102 weather stations across 26 states and Union Territories broke their monthly highest 24-hour maximum temperature records in 122 years. Ten of these stations were in million-plus cities, including Bengaluru, Jamshedpur, Kochi, Kota, Kozhikode, Lucknow, Madurai, Thiruvananthapuram, Thrissur, and Visakhapatnam.

The analysis showed 27 weather stations with record-breaking temperatures in Andhra Pradesh, Kerala, and Tamil Nadu, nine each. Additionally, 34 weather stations reported record-breaking 24-hour maximum temperatures in September.

India recorded its hottest minimum temperature in 122 years. Temperature records were consistently broken in the last six months of the year. Minimum temperatures remained above normal in the other five months, with anomalies increasing from 0.57°C in July to 1.71°C in December, except for October. The country experienced its highest minimum temperature for December in 122 years, registering a notable anomaly of 1.71°C above normal.

Climate change is evident; SOE in Figures states 2023 was India’s second hottest year on record. 102 weather stations across 26 out of 36 states/UTs witnessed record-breaking temperatures. It was also very wet, with 69 weather stations across 23 states/UTs registering record-breaking rainfall.

In 2023, India faced extreme weather on 318 of 365 days. This resulted in 3,287 deaths and 2.2 million hectares of crop destruction. Lightning and storms were the most common extreme weather events in the first three months. Rajit Sengupta, a lead CSE researcher, said, “Hailstorms (under lightning and storms) were the most widespread event, reported in 25 states/UTs.”

Kiran Pandey, the other lead researcher, adds: "Close to 90% of new internal displacements in India are due to climate-related events. India ranks as the 20th most disaster-affected country.”

India's GHG emissions doubled since 1994

India's greenhouse gas (GHG) emissions reached 2,647 million tonnes of carbon dioxide equivalent in 2019, marking a 115% increase between 1994 and 2019. The energy industry accounted for 76% of the total national carbon dioxide emissions in 2019, while the land use, land use change, and forests sector absorbed 20% of India’s emissions in 2019.

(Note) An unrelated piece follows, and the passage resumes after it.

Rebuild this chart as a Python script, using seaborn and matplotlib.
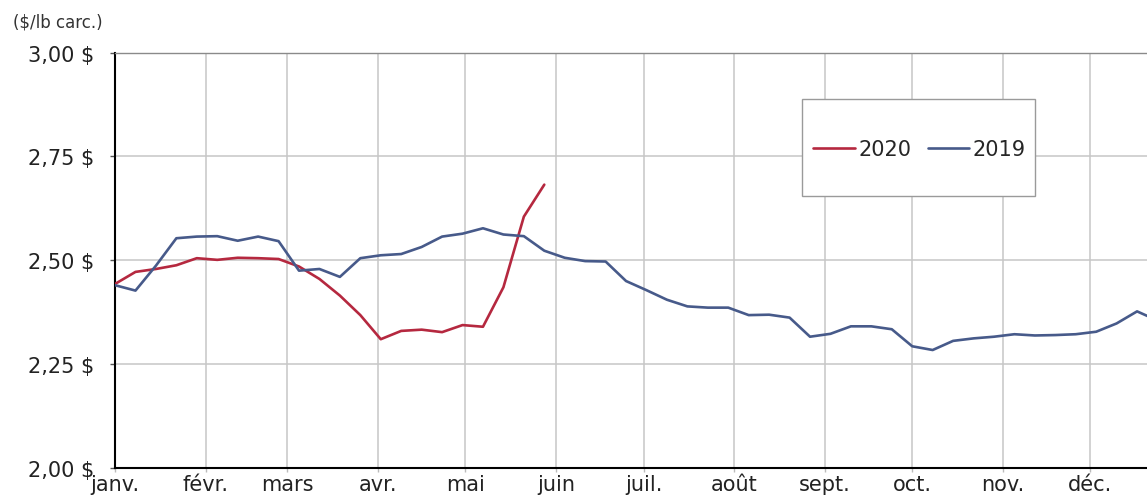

Narain said: "India is experiencing an intense heat wave as we release this report. It's a time to understand the crisis of a changing climate, supported by the data in this report -- there's clear evidence of rising heat and extreme weather events affecting the poorest in our world.”

Narain reiterated: “Our report points to priorities for planning -- water scarcity, water and air pollution in cities, and declining public transport. This is where our focus should be. We need to craft plans with the climate change crisis in mind. We need clever solutions that work for growth, livelihoods, wellbeing, and address climate change.”

2024 temperatures above normal consistently

The trend continued in the first four months of 2024, with average minimum temperatures remaining above normal in three months – January, February, and April – with anomalies of 0.97°C, 0.79°C, and 0.88°C, respectively.

The southern peninsular region of India has experienced "above normal" average minimum temperatures throughout 2024. According to IMD's monthly climate summaries, the region had its second-highest minimum temperature in 122 years during these months consistently.

The rising maximum and record-breaking temperatures in Delhi and other states are worrying. The trend for minimum temperatures in 2023 and 2024 suggests a new normal, indicating warmer nights.

These figures highlight the urgent need to combat climate change and address rising temperatures. Experts warn that extreme heat can have severe consequences for human health, agriculture, and the nation's well-being.